Operational resilience requires idempotent processing, replay capability, dead-letter handling, timeout controls, and documented fallback procedures for critical workflows. Performance and scalability planning should focus on peak billing cycles, month-end close, large timesheet imports, and regional expansion scenarios. Migration programs should avoid big-bang integration replacement where possible. A phased approach works better: define canonical objects, stabilize master data, introduce middleware for selected workflows, run parallel reconciliation, and retire legacy interfaces in waves. AI automation opportunities are growing in exception triage, document classification, billing anomaly detection, staffing recommendations, and natural-language operational summaries. The strongest results come when AI is applied within governed workflows, using trusted business events and auditable decision boundaries rather than opaque end-to-end automation.
Executive recommendations, future trends, and key takeaways
- Prioritize workflow integrity over raw integration count. Define the business milestones that matter most, assign system-of-record ownership, and architect around those transitions first.
- Adopt a hybrid integration model. Use REST APIs for controlled transactions, webhooks for timely notifications, middleware for orchestration and governance, and event-driven messaging where scale and decoupling justify it.
- Invest early in observability, security, and operational resilience. These capabilities determine whether cross-system coordination remains supportable as the firm grows, acquires new entities, or changes application vendors.
- Treat migration as an operating model transformation, not just a technical cutover. Canonical data, reconciliation discipline, and phased retirement of legacy interfaces reduce risk significantly.
- Prepare for AI-assisted operations, but keep governance central. The next wave of professional services ERP architecture will combine workflow automation with AI-driven exception management, forecasting, and decision support.

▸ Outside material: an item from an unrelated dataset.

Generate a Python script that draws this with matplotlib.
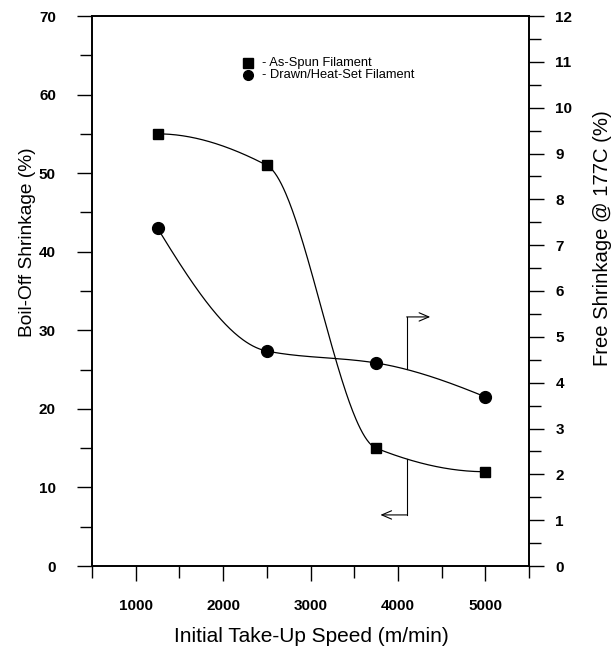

Looking ahead, professional services ERP architecture will continue moving toward composable platforms, event-centric operating models, and policy-driven automation. Odoo can play a strong role in this landscape when positioned within a disciplined enterprise integration architecture. The firms that gain the most value will be those that design for interoperability, resilience, and governance from the beginning, rather than attempting to retrofit control after integrations proliferate.